The city wouldn't refute that number, though fitting that many people along the 22,700 feet of the parade route is physically improbable. And the packed-tight throngs had no need for more folks in "Cursed to First" T-shirts to be jammed in among them on the sidewalks, not that the sidewalks held them all.

They climbed fences, streetlights and newsstands. They lined the windows of high-rises and parking garages. They turned rooftops and fire escapes into party zones for hours after the parade. Down toward the sports complex, they stood along a Schuylkill Expressway overpass and swarmed over its embankments like disturbed Phanatic ants claiming a hill.

One Phils fan drank Coors Light in his perch 15 feet up a tree. A few others scaled a statue of Guglielmo Marconi for a better vantage point, though the father of radio communication would probably have preferred they stayed home to catch the broadcast.

You don't miss history for want of a place to stand. Even children with their parents watching got into the act.

Mindful of how long Philly can go between these celebrations, Jen Toren, 32, of Upper Dublin, placed 51/2-year-old Griffin on the parade side of a Market Street steel barricade while she stood back along the sidewalk. He was going to have a view, she said, worth missing school over, since she'd let him skip class and a Halloween party there.

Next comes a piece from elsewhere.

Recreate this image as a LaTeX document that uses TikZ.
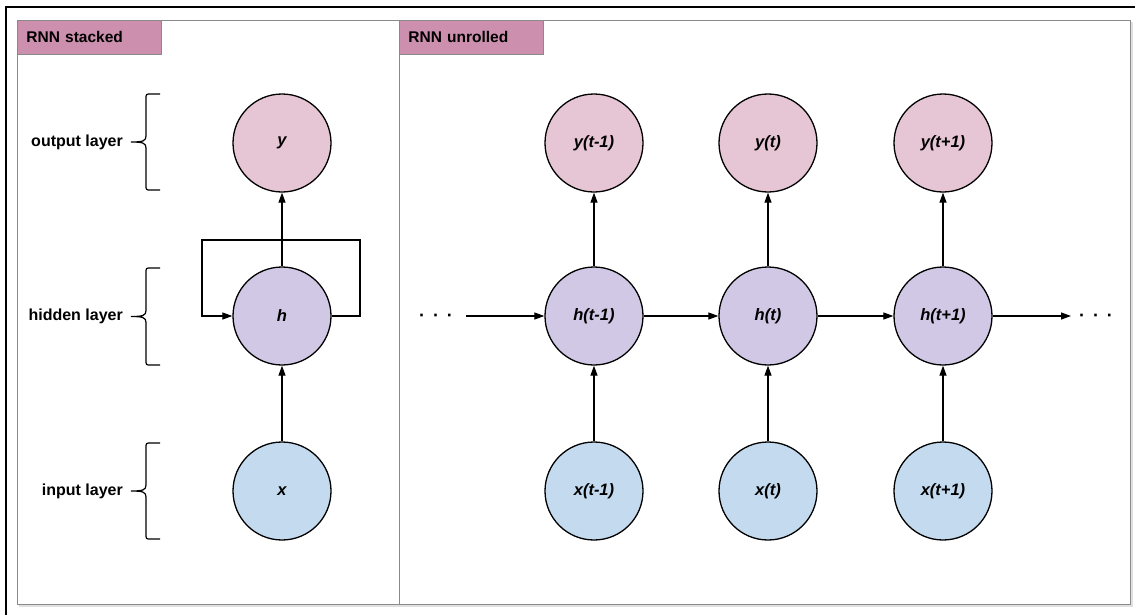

"He has many more of those," Toren said, "but he may have only one of these in a lifetime."

Was a parade worth a day out of class? Leave that to the multitude of teachers who will have to weigh the issue of forgiveness come Monday.

On Broad Street, Joe Gooding of Frankford said he'd tried to do the responsible thing with children Isaiah, 14, and Tyaira, 11, by taking them to school on parade day.